## WORK TO DO
Copy nothing but the stretch that opens with the line containing "Reproduce this chart with Apache ECharts." and closes with the line containing "const chart = echarts.init(document.getElementById('chart'));". Keep pictures out.

Items from a data source
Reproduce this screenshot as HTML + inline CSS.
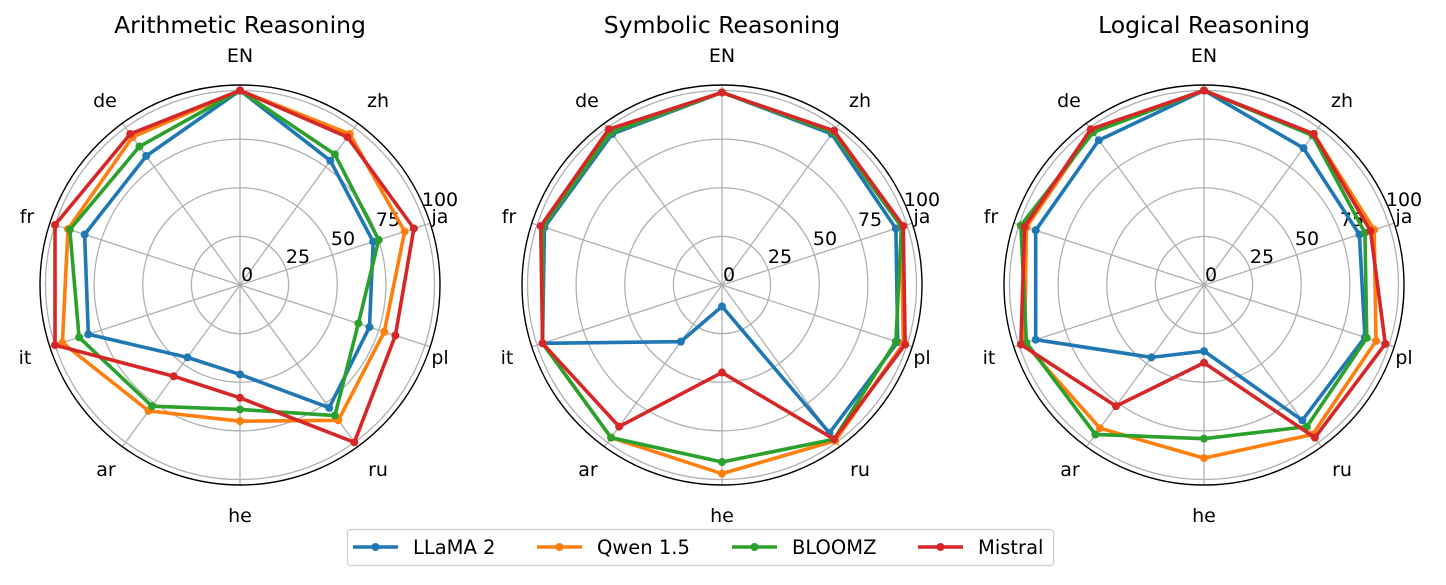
<!DOCTYPE html>
<html><head><meta charset="utf-8"><style>
body{margin:0;background:#fff;}
svg text{font-family:"DejaVu Sans","Liberation Sans",sans-serif;fill:#000;}
</style></head><body>
<svg id="chart" width="1446" height="580" viewBox="0 0 1446 580" xmlns="http://www.w3.org/2000/svg"></svg>
<script>
const categories = ["EN","zh","ja","pl","ru","he","ar","it","fr","de"];
const seriesNames = ["LLaMA 2","Qwen 1.5","BLOOMZ","Mistral"];
const tickValues = [0,25,50,75,100];
const tickLabels = ["0","25","50","75","100"];
const panelTitles = ["Arithmetic Reasoning","Symbolic Reasoning","Logical Reasoning"];
// Arithmetic
const arithLlama   = [100,79,72,70,78,46,46,82,84,82];
const arithQwen    = [100,96,89,78,86,70,80,96,93,94];
const arithBloomz  = [100,83,75,64,83,64,77,87,92,88];
const arithMistral = [100,94,94,84,100,58,58,100,100,96];
// Symbolic
const symLlama   = [99,96,94,95,94,11,36,97,96,96];
const symQwen    = [99,97,97,98,99,97,97,97,97,97];
const symBloomz  = [99,97,97,94,98,91,97,97,97,97];
const symMistral = [99,98,98,99,98,45,90,97,98,99];
// Logical
const logLlama   = [100,87,84,87,86,34,46,91,91,92];
const logQwen    = [100,96,92,93,95,89,91,97,96,98];
const logBloomz  = [100,95,87,88,90,79,95,96,99,97];
const logMistral = [100,96,90,98,97,40,77,99,97,99];

const panelData = [
  [arithLlama,arithQwen,arithBloomz,arithMistral],
  [symLlama,symQwen,symBloomz,symMistral],
  [logLlama,logQwen,logBloomz,logMistral]
];
const colors = ["#1f77b4","#ff7f0e","#2ca02c","#d62728"];
const centersX = [240,722,1204];
const CY = 285, SCALE = 1.945, RSPINE = 200;
const svg = document.getElementById('chart');
const NS = "http://www.w3.org/2000/svg";
function mk(tag, attrs, parent){
  const e = document.createElementNS(NS, tag);
  for (const k in attrs) e.setAttribute(k, attrs[k]);
  (parent||svg).appendChild(e); return e;
}
function ang(i){ return i*2*Math.PI/categories.length; }
function pt(cx, i, v){ const a=ang(i), r=v*SCALE; return [cx + r*Math.sin(a), CY - r*Math.cos(a)]; }
const labelOff = [[0,-230],[138,-185],[200,-69],[200,72],[138,184],[0,230],[-134,184],[-215,72],[-213,-69],[-135,-185]];
const tickOff = [[7,-11],[58,-29],[103,-47],[148,-66],[200,-86]];

panelTitles.forEach((title, p) => {
  const cx = centersX[p];
  const g = mk('g', {});
  
  
  const t = mk('text', {x:cx, y:33, 'font-size':23.5, 'text-anchor':'middle'}, g);
  t.textContent = title;
  
  
  tickValues.forEach(v => {
    if (v === 0) return;
    const c = mk('circle', {cx:cx, cy:CY, r:v*SCALE, fill:'none', stroke:'#b0b0b0', 'stroke-width':1.3}, g);
    
    
  });
  categories.forEach((c, i) => {
    const [x,y] = pt(cx, i, RSPINE/SCALE);
    const l = mk('line', {x1:cx, y1:CY, x2:x, y2:y, stroke:'#b0b0b0', 'stroke-width':1.3}, g);
    
    
    const lt = mk('text', {x:cx+labelOff[i][0], y:CY+labelOff[i][1]+7, 'font-size':19, 'text-anchor':'middle'}, g);
    lt.textContent = c;
    
    
  });
  const sp = mk('circle', {cx:cx, cy:CY, r:RSPINE, fill:'none', stroke:'#000', 'stroke-width':1.4}, g);
  
  
  tickLabels.forEach((lab, k) => {
    const tt = mk('text', {x:cx+tickOff[k][0], y:CY+tickOff[k][1]+7, 'font-size':19, 'text-anchor':'middle'}, g);
    tt.textContent = lab;
    
    
  });
  panelData[p].forEach((vals, s) => {
    const pts = vals.map((v,i) => pt(cx, i, v));
    const pl = mk('polygon', {points: pts.map(q=>q.join(',')).join(' '), fill:'none', stroke:colors[s], 'stroke-width':3.6, 'stroke-linejoin':'round'}, g);
    
    
    pts.forEach(q => {
      const m = mk('circle', {cx:q[0], cy:q[1], r:4, fill:colors[s]}, g);
      
      
    });
  });
});
const lg = mk('g', {});


mk('rect', {x:347.5, y:529.5, width:706, height:36, rx:3, fill:'#fff', stroke:'#d0d0d0', 'stroke-width':1.2}, lg);
const legLineX = [353,537,732,918];
seriesNames.forEach((n, s) => {
  const x = legLineX[s];
  const e = mk('g', {}, lg);
  
  
  mk('line', {x1:x, y1:547, x2:x+45, y2:547, stroke:colors[s], 'stroke-width':3.6}, e);
  mk('circle', {cx:x+22.5, cy:547, r:4, fill:colors[s]}, e);
  const tx = mk('text', {x:x+60, y:554, 'font-size':19.5}, e);
  tx.textContent = n;
});
</script>
</body></html>
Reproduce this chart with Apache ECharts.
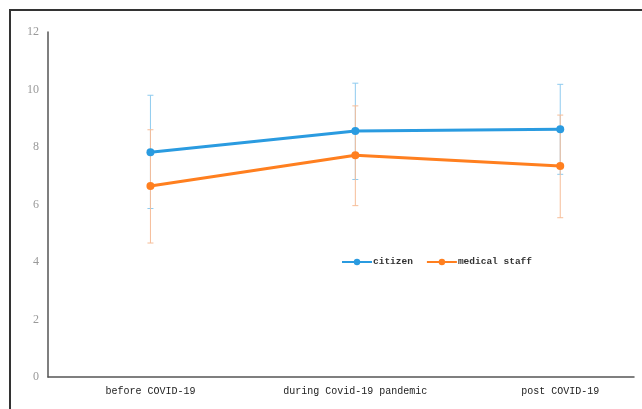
<!DOCTYPE html>
<html>
<head>
<meta charset="utf-8">
<script src="https://cdn.jsdelivr.net/npm/echarts@6/dist/echarts.min.js"></script>
<style>
html,body{margin:0;padding:0;background:#fff;overflow:hidden;}
#wrap{position:relative;width:642px;height:409px;overflow:hidden;}
#chart{position:absolute;left:0;top:0;width:642px;height:409px;}
#frame{position:absolute;left:9px;top:9px;width:700px;height:500px;border-left:2px solid #333;border-top:2px solid #333;pointer-events:none;}
</style>
</head>
<body>
<div id="wrap"><div id="chart"></div><div id="frame"></div></div>
<script>
const categories = ['before COVID-19', 'during Covid-19 pandemic', 'post COVID-19'];
const citizen = [7.82, 8.56, 8.62];
const citizenLow = [5.86, 6.87, 7.05];
const citizenHigh = [9.80, 10.22, 10.18];
const medical = [6.64, 7.71, 7.34];
const medicalLow = [4.66, 5.96, 5.54];
const medicalHigh = [8.60, 9.43, 9.11];
const yTicks = [0, 2, 4, 6, 8, 10, 12];

const chart = echarts.init(document.getElementById('chart'));

function errSeries(name, low, high, color) {
  return {
    type: 'custom',
    name: name + ' err',
    z: 1,
    silent: true,
    data: low.map((l, i) => [i, l, high[i]]),
    encode: { x: 0, y: [1, 2] },
    renderItem: function (params, api) {
      const x = api.value(0);
      const lo = api.coord([x, api.value(1)]);
      const hi = api.coord([x, api.value(2)]);
      const w = 3;
      const st = { stroke: color, lineWidth: 1 };
      return {
        type: 'group',
        children: [
          { type: 'line', shape: { x1: hi[0], y1: hi[1], x2: lo[0], y2: lo[1] }, style: st },
          { type: 'line', shape: { x1: hi[0] - w, y1: hi[1], x2: hi[0] + w, y2: hi[1] }, style: st },
          { type: 'line', shape: { x1: lo[0] - w, y1: lo[1], x2: lo[0] + w, y2: lo[1] }, style: st }
        ]
      };
    }
  };
}

const option = {
  animation: false,
  backgroundColor: '#fff',
  grid: { left: 48, right: 8, top: 32, bottom: 32, containLabel: false },
  legend: {
    data: ['citizen', 'medical staff'],
    left: 336, top: 252,
    itemWidth: 30, itemHeight: 8, itemGap: 13,
    textStyle: { fontFamily: 'Liberation Mono', fontSize: 9.5, fontWeight: 'bold', color: '#333', padding: [0, 0, 0, -4] }
  },
  xAxis: {
    type: 'value',
    min: -0.5, max: 2.36,
    splitLine: { show: false },
    axisTick: { show: false },
    axisLine: { show: true, onZero: false, lineStyle: { color: '#555', width: 1.5 } },
    axisLabel: {
      customValues: [0, 1, 2],
      formatter: v => categories[Math.round(v)] || '',
      fontFamily: 'Liberation Mono', fontSize: 10, color: '#222', margin: 9
    }
  },
  yAxis: {
    type: 'value',
    min: 0, max: 12, interval: 2,
    splitLine: { show: false },
    axisTick: { show: false },
    axisLine: { show: true, onZero: false, lineStyle: { color: '#555', width: 1.5 } },
    axisLabel: {
      formatter: v => (yTicks.indexOf(v) >= 0 ? String(v) : ''),
      fontFamily: 'Liberation Serif', fontSize: 12, color: '#999', margin: 9
    }
  },
  series: [
    errSeries('citizen', citizenLow, citizenHigh, '#8fcbef'),
    errSeries('medical staff', medicalLow, medicalHigh, '#f6bd98'),
    {
      name: 'citizen', type: 'line', z: 3,
      data: citizen.map((v, i) => [i, v]),
      symbol: 'circle', symbolSize: 8,
      color: '#2a9be0',
      lineStyle: { width: 3, color: '#2a9be0' },
      itemStyle: { color: '#2a9be0' }
    },
    {
      name: 'medical staff', type: 'line', z: 3,
      data: medical.map((v, i) => [i, v]),
      symbol: 'circle', symbolSize: 8,
      color: '#ff7f1f',
      lineStyle: { width: 3, color: '#ff7f1f' },
      itemStyle: { color: '#ff7f1f' }
    }
  ]
};
chart.setOption(option);
</script>
</body>
</html>
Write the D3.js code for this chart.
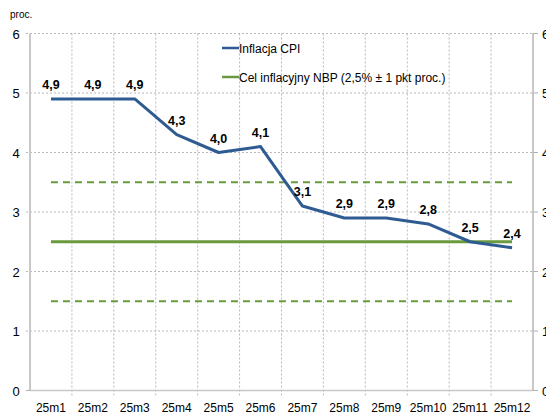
<!DOCTYPE html>
<html>
<head>
<meta charset="utf-8">
<script src="https://cdn.jsdelivr.net/npm/d3@7"></script>
<style>
  body { margin: 0; background: #fff; }
  svg { font-family: "Liberation Sans", Arial, sans-serif; }
</style>
</head>
<body>
<svg width="546" height="415"></svg>
<script>
const months = ['25m1', '25m2', '25m3', '25m4', '25m5', '25m6', '25m7', '25m8', '25m9', '25m10', '25m11', '25m12'];
const cpi = [4.9, 4.9, 4.9, 4.3, 4.0, 4.1, 3.1, 2.9, 2.9, 2.8, 2.5, 2.4];
const target = 2.5;
const band = [1.5, 3.5];
const yTicks = [0, 1, 2, 3, 4, 5, 6];

const svg = d3.select('svg');
const mLeft = 30, mRight = 533, mTop = 33.5, mBottom = 390.5;

const x = d3.scaleBand().domain(months).range([mLeft, mRight]);
const y = d3.scaleLinear().domain([0, 6]).range([mBottom, mTop]);
const cx = (m) => x(m) + x.bandwidth() / 2;

const blue = '#2f5b93';
const green = '#6a9a3d';
const grid = '#b8b8b8';

// horizontal grid
svg.append('g')
    .selectAll('line')
    .data(yTicks.filter((d) => d > 0))
    .enter().append('line')
    .attr('x1', mLeft - 4).attr('x2', mRight)
    .attr('y1', (d) => y(d)).attr('y2', (d) => y(d))
    .attr('stroke', grid)
    .attr('stroke-dasharray', '2,2');

// vertical grid at category boundaries
svg.append('g')
    .selectAll('line')
    .data(months.slice(1))
    .enter().append('line')
    .attr('x1', (d) => x(d)).attr('x2', (d) => x(d))
    .attr('y1', mTop).attr('y2', mBottom + 5)
    .attr('stroke', grid)
    .attr('stroke-dasharray', '2,2');

// axes lines
svg.append('line')
    .attr('x1', mLeft).attr('x2', mLeft).attr('y1', mTop).attr('y2', mBottom)
    .attr('stroke', '#c8c8c8').attr('stroke-width', 2);
svg.append('line')
    .attr('x1', mRight).attr('x2', mRight).attr('y1', mTop).attr('y2', mBottom)
    .attr('stroke', '#c8c8c8').attr('stroke-width', 2);
svg.append('line')
    .attr('x1', mLeft).attr('x2', mRight).attr('y1', mBottom).attr('y2', mBottom)
    .attr('stroke', '#c8c8c8').attr('stroke-width', 1.5);

// right ticks
svg.append('g')
    .selectAll('line')
    .data(yTicks)
    .enter().append('line')
    .attr('x1', mRight).attr('x2', mRight + 5)
    .attr('y1', (d) => y(d)).attr('y2', (d) => y(d))
    .attr('stroke', '#b0b0b0');
svg.append('line')
    .attr('x1', mLeft - 4).attr('x2', mLeft)
    .attr('y1', mBottom).attr('y2', mBottom)
    .attr('stroke', '#b0b0b0');

// y tick labels
svg.append('g')
    .selectAll('text')
    .data(yTicks)
    .enter().append('text')
    .attr('x', 16).attr('y', (d) => y(d) + 5)
    .attr('text-anchor', 'middle')
    .attr('font-size', 13)
    .text((d) => d);
svg.append('g')
    .selectAll('text')
    .data(yTicks)
    .enter().append('text')
    .attr('x', 542).attr('y', (d) => y(d) + 5)
    .attr('font-size', 13)
    .text((d) => d);

// x labels
svg.append('g')
    .selectAll('text')
    .data(months)
    .enter().append('text')
    .attr('x', cx).attr('y', 412)
    .attr('text-anchor', 'middle')
    .attr('font-size', 12)
    .text((d) => d);

svg.append('text')
    .attr('x', 10).attr('y', 18)
    .attr('font-size', 10)
    .text('proc.');

// target band
const first = cx(months[0]), last = cx(months[months.length - 1]);
band.forEach((b) => {
    svg.append('line')
        .attr('x1', first).attr('x2', last)
        .attr('y1', y(b)).attr('y2', y(b))
        .attr('stroke', green).attr('stroke-width', 2.2)
        .attr('stroke-dasharray', '7,5');
});
svg.append('line')
    .attr('x1', first).attr('x2', last)
    .attr('y1', y(target)).attr('y2', y(target))
    .attr('stroke', green).attr('stroke-width', 3);

// CPI line
const line = d3.line()
    .x((d, i) => cx(months[i]))
    .y((d) => y(d));
svg.append('path')
    .datum(cpi)
    .attr('d', line)
    .attr('fill', 'none')
    .attr('stroke', blue)
    .attr('stroke-width', 3)
    .attr('stroke-linejoin', 'round');

// data labels
svg.append('g')
    .selectAll('text')
    .data(cpi)
    .enter().append('text')
    .attr('x', (d, i) => cx(months[i]))
    .attr('y', (d) => y(d) - 10)
    .attr('text-anchor', 'middle')
    .attr('font-size', 12.5)
    .attr('font-weight', 'bold')
    .text((d) => d3.format('.1f')(d).replace('.', ','));

// legend
const legend = [
    {name: 'Inflacja CPI', color: blue, y: 48},
    {name: 'Cel inflacyjny NBP (2,5% ± 1 pkt proc.)', color: green, y: 77}
];
const lg = svg.append('g')
    .selectAll('g')
    .data(legend)
    .enter().append('g');
lg.append('line')
    .attr('x1', 222).attr('x2', 239)
    .attr('y1', (d) => d.y).attr('y2', (d) => d.y)
    .attr('stroke', (d) => d.color).attr('stroke-width', 2.5);
lg.append('text')
    .attr('x', 239).attr('y', (d) => d.y + 4.5)
    .attr('font-size', 12)
    .text((d) => d.name);
</script>
</body>
</html>
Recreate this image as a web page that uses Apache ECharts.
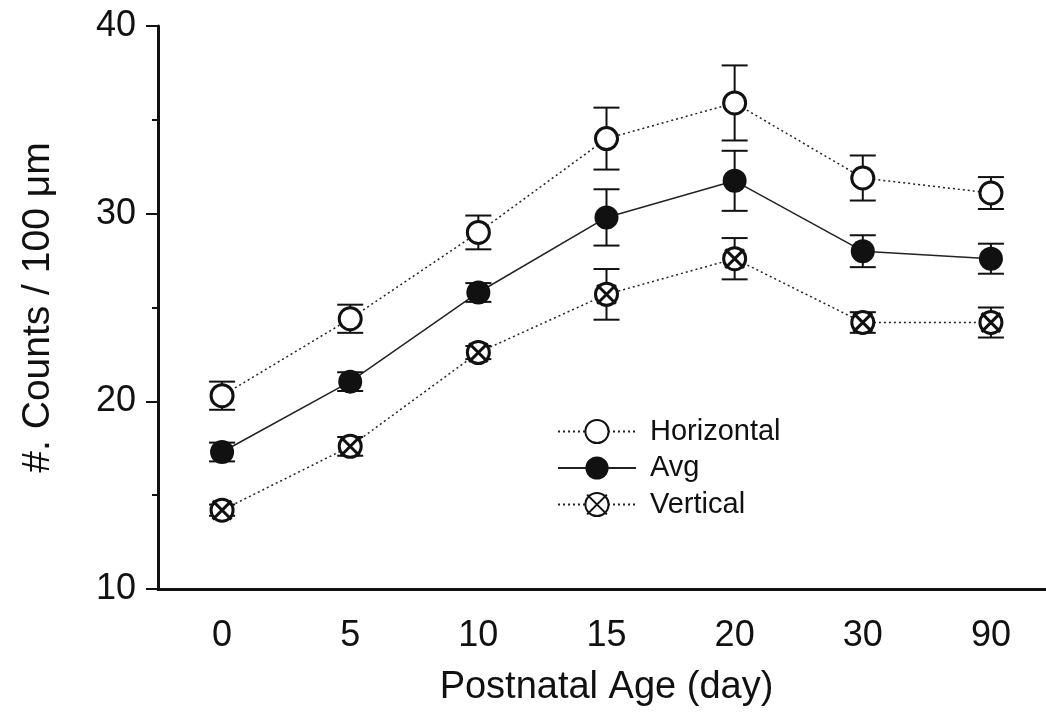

## CORRECT RESULT
Reproduce this chart with Apache ECharts.
<!DOCTYPE html>
<html>
<head>
<meta charset="utf-8">
<script src="https://cdn.jsdelivr.net/npm/echarts@6/dist/echarts.min.js"></script>
<style>
html,body{margin:0;padding:0;background:#fff;overflow:hidden;}
#wrap{position:relative;width:642px;height:409px;overflow:hidden;}
#chart{position:absolute;left:0;top:0;width:642px;height:409px;}
#frame{position:absolute;left:9px;top:9px;width:700px;height:500px;border-left:2px solid #333;border-top:2px solid #333;pointer-events:none;}
</style>
</head>
<body>
<div id="wrap"><div id="chart"></div><div id="frame"></div></div>
<script>
const categories = ['before COVID-19', 'during Covid-19 pandemic', 'post COVID-19'];
const citizen = [7.82, 8.56, 8.62];
const citizenLow = [5.86, 6.87, 7.05];
const citizenHigh = [9.80, 10.22, 10.18];
const medical = [6.64, 7.71, 7.34];
const medicalLow = [4.66, 5.96, 5.54];
const medicalHigh = [8.60, 9.43, 9.11];
const yTicks = [0, 2, 4, 6, 8, 10, 12];

const chart = echarts.init(document.getElementById('chart'));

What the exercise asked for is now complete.